First Impressions is Skloot’s first book-length work and its publication is a testament to HUC-JIR’s mission of cultivating and supporting the next generation of scholars in Jewish studies. The grandchild of an HUC alumnus, Skloot was ordained a rabbi at HUC-JIR and, after doctoral study at Columbia University, service to Washington Hebrew Congregation as an associate rabbi, he returned to HUC-JIR as an assistant professor.

“My rabbinical studies at HUC-JIR introduced me to the richness of diversity of Jewish religious literature and trained me to be a subtle reader of Hebrew texts,” said Skloot. “First Impressions would not have come to be without this invaluable preparation for a life of scholarship.”

Further, the research that undergirds First Impressions was carried out in the collections and with the assistance of the Klau Libraries at HUC-JIR, the largest repository of Hebraica and Judaica in the western hemisphere, including a nearly complete collection of sixteenth-century Hebrew printed books.
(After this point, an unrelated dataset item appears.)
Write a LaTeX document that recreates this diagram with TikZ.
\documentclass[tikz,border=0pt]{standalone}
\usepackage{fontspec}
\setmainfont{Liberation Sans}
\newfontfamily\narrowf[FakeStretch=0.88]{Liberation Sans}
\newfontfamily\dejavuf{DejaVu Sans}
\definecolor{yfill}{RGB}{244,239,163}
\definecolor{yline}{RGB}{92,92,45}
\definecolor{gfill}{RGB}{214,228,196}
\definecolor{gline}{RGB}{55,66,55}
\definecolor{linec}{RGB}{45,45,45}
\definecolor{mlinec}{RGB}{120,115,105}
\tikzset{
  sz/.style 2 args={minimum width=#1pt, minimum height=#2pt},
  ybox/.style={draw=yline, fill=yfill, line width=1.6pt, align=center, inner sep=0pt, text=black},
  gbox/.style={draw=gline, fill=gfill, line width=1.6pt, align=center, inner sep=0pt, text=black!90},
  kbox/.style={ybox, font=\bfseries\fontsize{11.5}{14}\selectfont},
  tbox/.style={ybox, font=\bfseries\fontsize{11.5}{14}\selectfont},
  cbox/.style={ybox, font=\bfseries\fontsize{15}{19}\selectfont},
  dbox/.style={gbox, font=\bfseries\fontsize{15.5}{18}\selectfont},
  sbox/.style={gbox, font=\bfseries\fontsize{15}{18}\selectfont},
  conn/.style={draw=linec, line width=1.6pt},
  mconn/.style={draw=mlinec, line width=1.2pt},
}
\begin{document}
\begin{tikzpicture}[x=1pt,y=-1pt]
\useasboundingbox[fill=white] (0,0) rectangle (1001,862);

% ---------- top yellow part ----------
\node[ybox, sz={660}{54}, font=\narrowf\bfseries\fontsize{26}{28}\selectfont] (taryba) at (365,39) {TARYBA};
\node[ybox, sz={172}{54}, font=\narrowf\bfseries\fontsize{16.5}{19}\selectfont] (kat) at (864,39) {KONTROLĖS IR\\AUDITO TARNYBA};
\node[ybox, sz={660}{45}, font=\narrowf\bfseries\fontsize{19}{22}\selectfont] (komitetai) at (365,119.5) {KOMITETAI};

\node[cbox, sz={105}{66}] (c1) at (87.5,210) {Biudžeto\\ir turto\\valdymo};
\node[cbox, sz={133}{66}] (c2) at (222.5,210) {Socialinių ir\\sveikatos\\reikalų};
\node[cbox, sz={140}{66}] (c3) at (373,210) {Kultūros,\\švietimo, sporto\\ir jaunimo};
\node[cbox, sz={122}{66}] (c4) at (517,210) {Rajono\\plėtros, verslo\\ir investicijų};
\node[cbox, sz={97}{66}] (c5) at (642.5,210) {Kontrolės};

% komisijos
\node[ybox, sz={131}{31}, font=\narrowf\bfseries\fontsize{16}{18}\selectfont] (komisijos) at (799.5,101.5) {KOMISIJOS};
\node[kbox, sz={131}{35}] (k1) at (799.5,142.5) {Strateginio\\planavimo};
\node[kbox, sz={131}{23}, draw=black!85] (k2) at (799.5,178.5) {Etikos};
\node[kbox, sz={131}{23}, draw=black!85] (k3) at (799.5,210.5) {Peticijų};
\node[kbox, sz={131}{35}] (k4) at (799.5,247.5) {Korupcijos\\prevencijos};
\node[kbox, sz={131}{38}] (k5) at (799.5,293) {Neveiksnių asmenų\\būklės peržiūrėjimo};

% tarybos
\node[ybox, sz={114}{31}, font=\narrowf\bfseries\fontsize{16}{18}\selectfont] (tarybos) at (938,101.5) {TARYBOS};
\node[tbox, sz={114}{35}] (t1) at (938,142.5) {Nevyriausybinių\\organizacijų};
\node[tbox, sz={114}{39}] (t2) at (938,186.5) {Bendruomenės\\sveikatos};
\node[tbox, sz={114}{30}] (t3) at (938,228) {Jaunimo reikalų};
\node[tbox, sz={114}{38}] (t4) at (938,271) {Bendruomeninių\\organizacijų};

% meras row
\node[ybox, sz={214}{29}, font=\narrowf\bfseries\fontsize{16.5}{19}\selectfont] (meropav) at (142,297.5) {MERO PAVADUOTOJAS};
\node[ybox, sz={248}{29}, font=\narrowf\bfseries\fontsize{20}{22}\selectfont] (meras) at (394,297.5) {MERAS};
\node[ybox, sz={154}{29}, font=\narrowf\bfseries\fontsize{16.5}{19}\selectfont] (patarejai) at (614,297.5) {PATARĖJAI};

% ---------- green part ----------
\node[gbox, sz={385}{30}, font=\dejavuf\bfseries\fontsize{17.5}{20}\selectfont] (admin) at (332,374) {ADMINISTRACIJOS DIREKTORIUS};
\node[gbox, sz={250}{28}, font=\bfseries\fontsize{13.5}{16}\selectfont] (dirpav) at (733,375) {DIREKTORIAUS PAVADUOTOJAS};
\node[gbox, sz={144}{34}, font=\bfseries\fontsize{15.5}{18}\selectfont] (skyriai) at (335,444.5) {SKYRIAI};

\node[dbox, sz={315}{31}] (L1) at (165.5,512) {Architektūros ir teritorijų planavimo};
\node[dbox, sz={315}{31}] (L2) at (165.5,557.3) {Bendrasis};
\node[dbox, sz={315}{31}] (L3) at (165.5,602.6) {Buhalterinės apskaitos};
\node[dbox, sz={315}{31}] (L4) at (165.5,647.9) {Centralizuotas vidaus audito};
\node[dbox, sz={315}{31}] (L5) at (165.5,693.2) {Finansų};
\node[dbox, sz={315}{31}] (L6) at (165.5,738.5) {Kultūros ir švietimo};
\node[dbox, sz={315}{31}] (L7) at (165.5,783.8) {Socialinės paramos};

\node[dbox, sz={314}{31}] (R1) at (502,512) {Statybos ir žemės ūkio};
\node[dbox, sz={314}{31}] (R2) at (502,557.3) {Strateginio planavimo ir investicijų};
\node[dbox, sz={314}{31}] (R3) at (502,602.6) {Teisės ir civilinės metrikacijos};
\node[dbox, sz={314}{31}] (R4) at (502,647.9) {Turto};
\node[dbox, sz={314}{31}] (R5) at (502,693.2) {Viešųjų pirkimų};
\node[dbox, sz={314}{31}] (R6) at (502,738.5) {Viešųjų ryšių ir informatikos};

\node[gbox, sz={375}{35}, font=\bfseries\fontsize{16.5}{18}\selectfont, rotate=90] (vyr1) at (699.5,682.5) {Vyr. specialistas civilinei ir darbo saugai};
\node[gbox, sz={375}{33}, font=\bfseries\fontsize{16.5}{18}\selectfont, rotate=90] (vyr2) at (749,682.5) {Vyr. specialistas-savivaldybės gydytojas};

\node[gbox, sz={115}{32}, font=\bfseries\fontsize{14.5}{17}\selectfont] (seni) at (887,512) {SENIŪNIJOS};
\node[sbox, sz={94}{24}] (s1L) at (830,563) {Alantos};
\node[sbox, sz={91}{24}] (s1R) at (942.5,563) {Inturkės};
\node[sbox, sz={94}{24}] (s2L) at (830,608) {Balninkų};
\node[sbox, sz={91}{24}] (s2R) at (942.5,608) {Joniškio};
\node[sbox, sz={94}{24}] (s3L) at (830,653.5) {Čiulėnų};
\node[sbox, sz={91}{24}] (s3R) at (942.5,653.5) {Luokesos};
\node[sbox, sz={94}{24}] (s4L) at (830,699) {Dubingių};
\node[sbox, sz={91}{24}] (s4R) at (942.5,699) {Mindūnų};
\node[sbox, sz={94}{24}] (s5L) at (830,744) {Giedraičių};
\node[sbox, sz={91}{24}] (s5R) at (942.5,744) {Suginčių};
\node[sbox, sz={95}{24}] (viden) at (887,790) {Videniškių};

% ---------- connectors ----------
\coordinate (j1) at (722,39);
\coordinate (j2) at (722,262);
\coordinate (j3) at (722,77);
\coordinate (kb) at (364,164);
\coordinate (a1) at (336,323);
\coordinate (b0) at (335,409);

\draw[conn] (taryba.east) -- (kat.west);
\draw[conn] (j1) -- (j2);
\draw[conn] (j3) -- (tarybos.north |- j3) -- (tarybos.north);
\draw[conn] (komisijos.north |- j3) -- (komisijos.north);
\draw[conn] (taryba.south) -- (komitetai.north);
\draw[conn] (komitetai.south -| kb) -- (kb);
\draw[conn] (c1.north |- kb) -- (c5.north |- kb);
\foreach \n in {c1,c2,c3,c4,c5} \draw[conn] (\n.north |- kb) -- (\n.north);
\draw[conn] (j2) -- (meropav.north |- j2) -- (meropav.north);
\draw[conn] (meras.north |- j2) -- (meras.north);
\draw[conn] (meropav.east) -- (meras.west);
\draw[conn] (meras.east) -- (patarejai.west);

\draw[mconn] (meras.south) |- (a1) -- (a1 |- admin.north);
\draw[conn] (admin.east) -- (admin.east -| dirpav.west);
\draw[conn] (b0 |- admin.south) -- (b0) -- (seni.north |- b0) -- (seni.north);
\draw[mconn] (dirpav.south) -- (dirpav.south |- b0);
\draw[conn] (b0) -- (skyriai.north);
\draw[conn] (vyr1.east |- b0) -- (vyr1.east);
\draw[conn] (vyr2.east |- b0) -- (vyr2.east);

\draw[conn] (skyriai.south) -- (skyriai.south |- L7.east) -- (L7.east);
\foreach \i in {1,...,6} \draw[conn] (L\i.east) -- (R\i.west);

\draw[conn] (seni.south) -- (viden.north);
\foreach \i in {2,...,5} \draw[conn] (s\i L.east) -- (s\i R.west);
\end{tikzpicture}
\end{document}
Over ten images in First Impressions are drawn from the Klau Libraries holdings.

Skloot teaches courses in history and Jewish religious thought to students in the rabbinical school, Debbie Friedman School of Sacred Music, and Pines School of Graduate Studies at HUC-JIR. As he does in First Impressions, so in his courses, he strives to help his students understand how sacred Jewish texts, long thought to be eternal and unchanging, are artifacts of historical agency and contingency, created by and for human beings.

“It’s my hope that upon recognizing how the Jews of the past fashioned Jewish culture in response to real and perceived needs in their times and places, our students will be inspired to fashion new expressions of Jewish culture, linked to the past, but meeting the needs of the Jews in the present and the future.”